** Begin Provided material **

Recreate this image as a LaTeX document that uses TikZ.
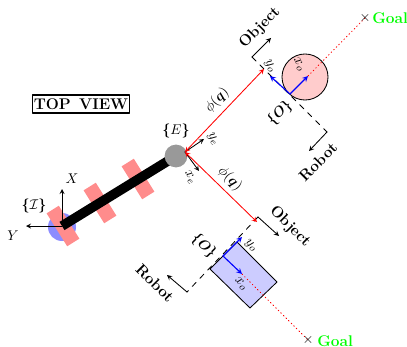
\documentclass[tikz,border=0pt]{standalone}
\usepackage{amsmath,amssymb}
\usetikzlibrary{arrows.meta}
\newcommand{\labelsize}{\fontsize{11}{13}\selectfont}
\tikzset{
	joint/.style={fill=red!45, minimum width=0.97cm, minimum height=0.36cm, inner sep=0pt, rotate=122},
	side/.style={font=\labelsize\bfseries},
	goal/.style={font=\labelsize\bfseries, text=green, inner sep=0pt},
	frame/.style={->, thick, blue},
	reach/.style={<->, red, semithick},
	push/.style={->, semithick},
	cut/.style={dash pattern=on 4pt off 4pt, semithick},
}
\begin{document}
\begin{tikzpicture}[x=0.025cm, y=-0.025cm, font=\normalsize, line join=round, line cap=round,>=stealth]
	\useasboundingbox (0,0) rectangle (407,347);
	% Tay robot
	\fill[blue!45] (62,227) circle (14);
	\node[joint] (j1) at (63,226) {};
	\node[joint] (j2) at (100,203) {};
	\node[joint] (j3) at (138,179) {};
	\coordinate (B) at (62,226);
	\coordinate (Etip) at (176,156);
	\draw[line width=0.24cm, line cap=butt] (B) -- (Etip);
	\node[circle, fill=gray!80, minimum size=0.57cm, inner sep=0pt] (E) at (Etip) {};
	\coordinate (X) at (62,189);
	\coordinate (Y) at (26,226);
	\draw[->, semithick] (B) -- (X);
	\draw[->, semithick] (B) -- (Y);
	\node (lX) at (72,179) {$X$};
	\node (lY) at (13,236) {$Y$};
	\node (lI) at (34,206) {$\boldsymbol{\{}\mathcal{I}\boldsymbol{\}}$};
	\node (lE) at (176,131) {$\boldsymbol{\{}E\boldsymbol{\}}$};
	\node[draw, thick, minimum width=2.4cm, minimum height=0.45cm, inner sep=1pt, font=\labelsize\bfseries] (title) at (81,104) {TOP\, VIEW};
	% Khung E
	\coordinate (Ee) at (185,152);
	\coordinate (ye) at (204,139);
	\coordinate (xe) at (199,171);
	\draw[->, semithick] (Ee) -- (ye);
	\draw[->, semithick] (Ee) -- (xe);
	\node[rotate=-60] (lye) at (213,139) {$y_e$};
	\node[rotate=-60] (lxe) at (190,178) {$x_e$};
	% Vat tron
	\coordinate (Ot) at (290,94);
	\coordinate (Pt) at (264,69);
	\coordinate (Ct) at (252,57);
	\coordinate (Dt) at (327,132);
	\coordinate (Gt) at (365,18);
	\draw[cut] (Ct) -- (Dt);
	\node[circle, draw, semithick, fill=red!20, minimum size=1.15cm, inner sep=0pt] (disk) at (305,77) {};
	\draw[dotted, red, semithick] (308,76) -- (Gt);
	\node[inner sep=0pt] (xt) at (Gt) {$\times$};
	\node[goal, anchor=west] (goalt) at (372,18) {Goal};
	\draw[frame] (Ot) -- (308,76);
	\draw[frame] (Ot) -- (270,76);
	\node[rotate=-60] (lxt) at (299,65) {$x_o$};
	\node[rotate=-60] (lyt) at (270,66) {$y_o$};
	\node[rotate=45] (lOt) at (280,113) {$\boldsymbol{\{O\}}$};
	\draw[push] (Ct) -- (271,38);
	\draw[push] (Dt) -- (309,151);
	\node[side, rotate=45] (objt) at (260,28) {Object};
	\node[side, rotate=45] (robt) at (318,162) {Robot};
	% Vat chu nhat
	\coordinate (Ob) at (223,256);
	\coordinate (Cb) at (258,217);
	\coordinate (Db) at (187,292);
	\coordinate (Pb) at (257,222);
	\coordinate (Gb) at (308,340);
	\draw[cut] (Cb) -- (Db);
	\draw[semithick, fill=blue!20] (210,269) -- (237,242) -- (277,282) -- (250,308) -- cycle;
	\draw[dotted, red, semithick] (242,274) -- (Gb);
	\node[inner sep=0pt] (xb) at (Gb) {$\times$};
	\node[goal, anchor=west] (goalb) at (317,341) {Goal};
	\draw[frame] (Ob) -- (242,274);
	\draw[frame] (Ob) -- (242,237);
	\node[rotate=-45] (lxb) at (241,284) {$x_o$};
	\node[rotate=-45] (lyb) at (251,246) {$y_o$};
	\node[rotate=-45] (lOb) at (204,246) {$\boldsymbol{\{O\}}$};
	\draw[push] (Cb) -- (279,236);
	\draw[push] (Db) -- (167,275);
	\node[side, rotate=-45] (objb) at (290,227) {Object};
	\node[side, rotate=-45] (robb) at (155,283) {Robot};
	% Khoang cach
	\draw[reach] (Ee) -- (Pt);
	\draw[reach] (Ee) -- (Pb);
	\node[rotate=45] (lphit) at (217,100) {$\phi(\boldsymbol{q})$};
	\node[rotate=-45] (lphib) at (230,179) {$\phi(\boldsymbol{q})$};
\end{tikzpicture}
\end{document}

** End Provided material **

▶ [What is needed]: Each line of the data is to be duplicated exactly; pictures stay out of the copy.

▶ [Solution for this exercise]:
Recreate this image as a LaTeX document that uses TikZ.
\documentclass[tikz,border=0pt]{standalone}
\usepackage{amsmath,amssymb}
\usetikzlibrary{arrows.meta}
\newcommand{\labelsize}{\fontsize{11}{13}\selectfont}
\tikzset{
	joint/.style={fill=red!45, minimum width=0.97cm, minimum height=0.36cm, inner sep=0pt, rotate=122},
	side/.style={font=\labelsize\bfseries},
	goal/.style={font=\labelsize\bfseries, text=green, inner sep=0pt},
	frame/.style={->, thick, blue},
	reach/.style={<->, red, semithick},
	push/.style={->, semithick},
	cut/.style={dash pattern=on 4pt off 4pt, semithick},
}
\begin{document}
\begin{tikzpicture}[x=0.025cm, y=-0.025cm, font=\normalsize, line join=round, line cap=round,>=stealth]
	\useasboundingbox (0,0) rectangle (407,347);
	% Tay robot
	\fill[blue!45] (62,227) circle (14);
	\node[joint] (j1) at (63,226) {};
	\node[joint] (j2) at (100,203) {};
	\node[joint] (j3) at (138,179) {};
	\coordinate (B) at (62,226);
	\coordinate (Etip) at (176,156);
	\draw[line width=0.24cm, line cap=butt] (B) -- (Etip);
	\node[circle, fill=gray!80, minimum size=0.57cm, inner sep=0pt] (E) at (Etip) {};
	\coordinate (X) at (62,189);
	\coordinate (Y) at (26,226);
	\draw[->, semithick] (B) -- (X);
	\draw[->, semithick] (B) -- (Y);
	\node (lX) at (72,179) {$X$};
	\node (lY) at (13,236) {$Y$};
	\node (lI) at (34,206) {$\boldsymbol{\{}\mathcal{I}\boldsymbol{\}}$};
	\node (lE) at (176,131) {$\boldsymbol{\{}E\boldsymbol{\}}$};
	\node[draw, thick, minimum width=2.4cm, minimum height=0.45cm, inner sep=1pt, font=\labelsize\bfseries] (title) at (81,104) {TOP\, VIEW};
	% Khung E
	\coordinate (Ee) at (185,152);
	\coordinate (ye) at (204,139);
	\coordinate (xe) at (199,171);
	\draw[->, semithick] (Ee) -- (ye);
	\draw[->, semithick] (Ee) -- (xe);
	\node[rotate=-60] (lye) at (213,139) {$y_e$};
	\node[rotate=-60] (lxe) at (190,178) {$x_e$};
	% Vat tron
	\coordinate (Ot) at (290,94);
	\coordinate (Pt) at (264,69);
	\coordinate (Ct) at (252,57);
	\coordinate (Dt) at (327,132);
	\coordinate (Gt) at (365,18);
	\draw[cut] (Ct) -- (Dt);
	\node[circle, draw, semithick, fill=red!20, minimum size=1.15cm, inner sep=0pt] (disk) at (305,77) {};
	\draw[dotted, red, semithick] (308,76) -- (Gt);
	\node[inner sep=0pt] (xt) at (Gt) {$\times$};
	\node[goal, anchor=west] (goalt) at (372,18) {Goal};
	\draw[frame] (Ot) -- (308,76);
	\draw[frame] (Ot) -- (270,76);
	\node[rotate=-60] (lxt) at (299,65) {$x_o$};
	\node[rotate=-60] (lyt) at (270,66) {$y_o$};
	\node[rotate=45] (lOt) at (280,113) {$\boldsymbol{\{O\}}$};
	\draw[push] (Ct) -- (271,38);
	\draw[push] (Dt) -- (309,151);
	\node[side, rotate=45] (objt) at (260,28) {Object};
	\node[side, rotate=45] (robt) at (318,162) {Robot};
	% Vat chu nhat
	\coordinate (Ob) at (223,256);
	\coordinate (Cb) at (258,217);
	\coordinate (Db) at (187,292);
	\coordinate (Pb) at (257,222);
	\coordinate (Gb) at (308,340);
	\draw[cut] (Cb) -- (Db);
	\draw[semithick, fill=blue!20] (210,269) -- (237,242) -- (277,282) -- (250,308) -- cycle;
	\draw[dotted, red, semithick] (242,274) -- (Gb);
	\node[inner sep=0pt] (xb) at (Gb) {$\times$};
	\node[goal, anchor=west] (goalb) at (317,341) {Goal};
	\draw[frame] (Ob) -- (242,274);
	\draw[frame] (Ob) -- (242,237);
	\node[rotate=-45] (lxb) at (241,284) {$x_o$};
	\node[rotate=-45] (lyb) at (251,246) {$y_o$};
	\node[rotate=-45] (lOb) at (204,246) {$\boldsymbol{\{O\}}$};
	\draw[push] (Cb) -- (279,236);
	\draw[push] (Db) -- (167,275);
	\node[side, rotate=-45] (objb) at (290,227) {Object};
	\node[side, rotate=-45] (robb) at (155,283) {Robot};
	% Khoang cach
	\draw[reach] (Ee) -- (Pt);
	\draw[reach] (Ee) -- (Pb);
	\node[rotate=45] (lphit) at (217,100) {$\phi(\boldsymbol{q})$};
	\node[rotate=-45] (lphib) at (230,179) {$\phi(\boldsymbol{q})$};
\end{tikzpicture}
\end{document}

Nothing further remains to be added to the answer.